Sunday, January 18, 2009

Holy Crap, She DOES Exist!

So one of my New Year's resolutions is to be IN more pictures. Ramon and I took Rubie to Scandia for the morning, and then had a picnic lunch. He took some of us on the carousel...






18 comments:

Jenna said...

I love the picture of the two of you on the carousel...lovely. A few points:

1. "Holy Crap," not an expression I ever imagined reading on sweet little Rubie's blog.
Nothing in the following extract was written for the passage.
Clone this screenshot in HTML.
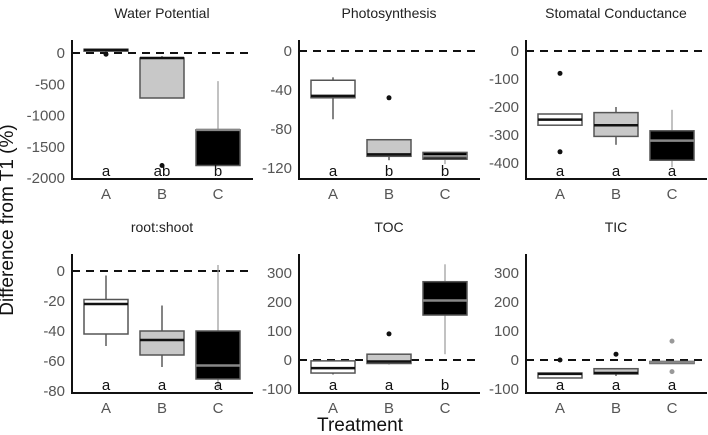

2. Don't you have any stories to blog about in regards to your "OTHER" New Year's resolution? I am just saying...

Anonymous said...

Jenna, please be advised that Julie Rose never got her mouth washed out with soap as a youngster but should have, she was the baby of the family and got away with just about everything. Also notice she has the faster horse, another obvious problem spawned in her youth, she is spoiled rotten, just ask her husband, he knows. Love Daddy

Jennifer said...

I can testify that all of these things are true.

Anonymous said...

Way to go "Daddy's little Pumpkin" you got one good spankin for throwin that tantrum, and you became a much better child instantly. Bubble nose never got her spankin and look what happened, pottymouth 101. Love Daddy.

julie said...

So, she's "Daddy's Little Pumpkin" now, huh? What the eff?

Anonymous said...

Bubblenose, please don't take it too hard, your older sister became "Daddy's little Pumpkin" before you were born, then after you came along your daddy learned that he could not single one of his kids out for special recognition, thus the "DLP" label got dropped. But now that you are old enough to realize how the parent/child system works I feel I can now give your older sister the special recognition she was cheated out of in her youth. Please respond here and let me know if this arrangement will work, Love Daddy.

Anonymous said...

Oh, and "What the Eff"????? Where did you get that pottymouth from??? Surely not your older sister, she could do no wrong. Love Daddy.

julie said...

Where the eff is my baby book?

Jennifer said...

Well, it's about time I'm back to my rightful status!!

Anonymous said...

Dearest Bubblenose, I don't want to cause any trouble but, have you ever noticed that your older sister has two baby books? I wonder why? Could it be she got ahold of yours and crossed off your name, rewrite her name in it's place and changed the pictures? All I really know for sure is I gave your mommy money to buy a effin baby book, do I still have to be in a home that smells like pee? Love Daddy.

julie said...

You better find me a baby book and that kid better look an awful lot like me, or pee it is.

Anonymous said...

Dear Bubblenose, My God, we had to tie a pork chop around your neck just to get the family dog to play with you, how the hell am I going to come up with pictures, but there seems to be thousands of pictures of your older sister, I wonder why? O.K. I'll put something together the next time I'm drunk, what was your mother's name again? Love Daddy.

Anonymous said...

P.S. what happened to Jenna? We run her off? Love Daddy.

Jenna said...

Jenna is just watching the events unfold...love all the walking down memory lane. You clearly are a tight-knit bunch! Thanks for including me! :-)

Jenna said...
This comment has been removed by the author.
Anonymous said...

Comment deleted? What did I miss?Who was the author? As the world turns? Love Daddy.

Christi said...

Too funny!! The comments I mean :)!

I feel the same way with not being in the pictures! Guess its Ramon's new years resolution too then huh?

Anonymous said...

What happened? All talked out? Baby book, baby book, neener, neener, neener. Love Daddy.